Longline fishing is a commercial fishing technique. It uses a long line, called the main line, with baited hooks attached at intervals by means of branch lines called snoods (or gangions). A snood is a short length of line, attached to the main line using a clip or swivel, with the hook at the other end. Longlines are classified mainly by where they are placed in the water column. This can be at the surface or at the bottom. Lines can also be set by means of an anchor, or left to drift. Hundreds or even thousands of baited hooks can hang from a single line. Longliners commonly target swordfish, tuna, halibut, sablefish and many other species.
In some unstable fisheries, such as the Patagonian toothfish, fishermen may be limited to as few as 25 hooks per line. In contrast, commercial longliners in certain robust fisheries of the Bering Sea and North Pacific generally run over 2,500 hand-baited hooks on a single series of connected lines many miles in length.

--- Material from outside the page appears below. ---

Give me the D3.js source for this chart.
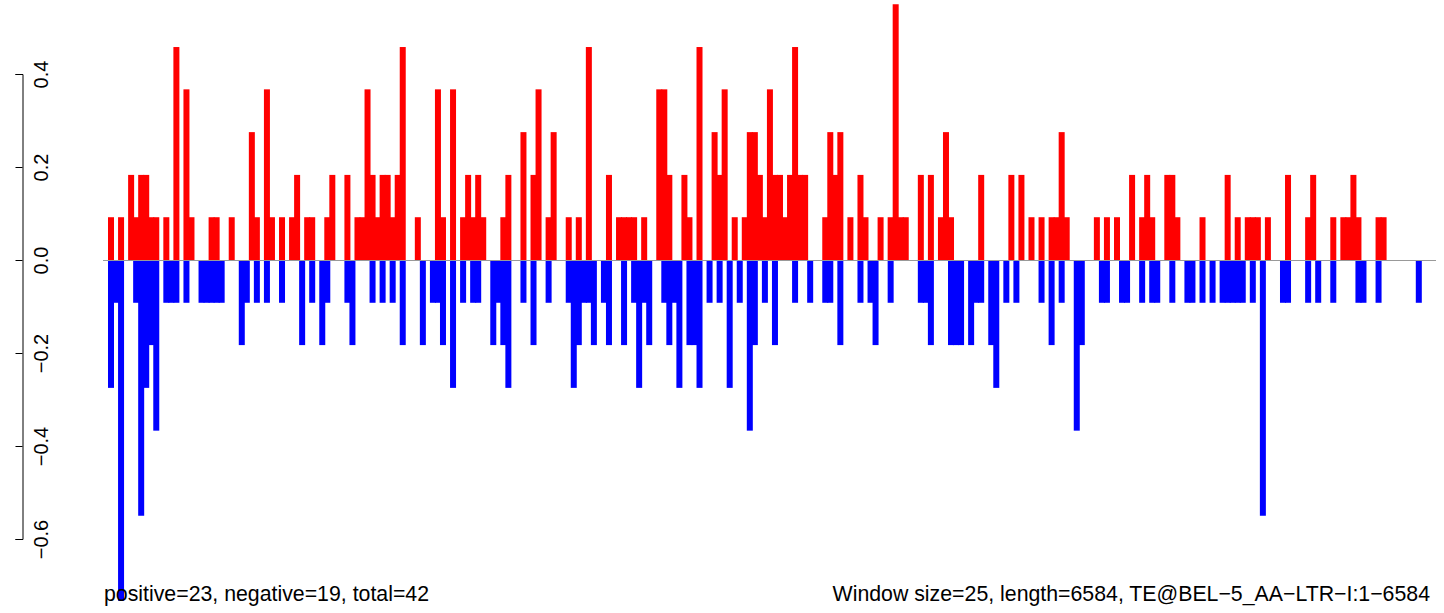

Longlines can be set to hang near the surface (pelagic longline) to catch fish such as tuna and swordfish or along the sea floor (demersal longline) for groundfish such as halibut or cod. Longliners fishing for sablefish, also referred to as black cod, occasionally set gear on the sea floor at depths exceeding 1,100 metres (3,600 ft) using relatively simple equipment. Longlines with traps attached rather than hooks can be used for crab fishing in deep waters.
Longline fishing is prone to the incidental catching and killing of dolphins, seabirds, sea turtles, and sharks, but can be considerably more ecologically sustainable than some other commercially significant harvesting methods.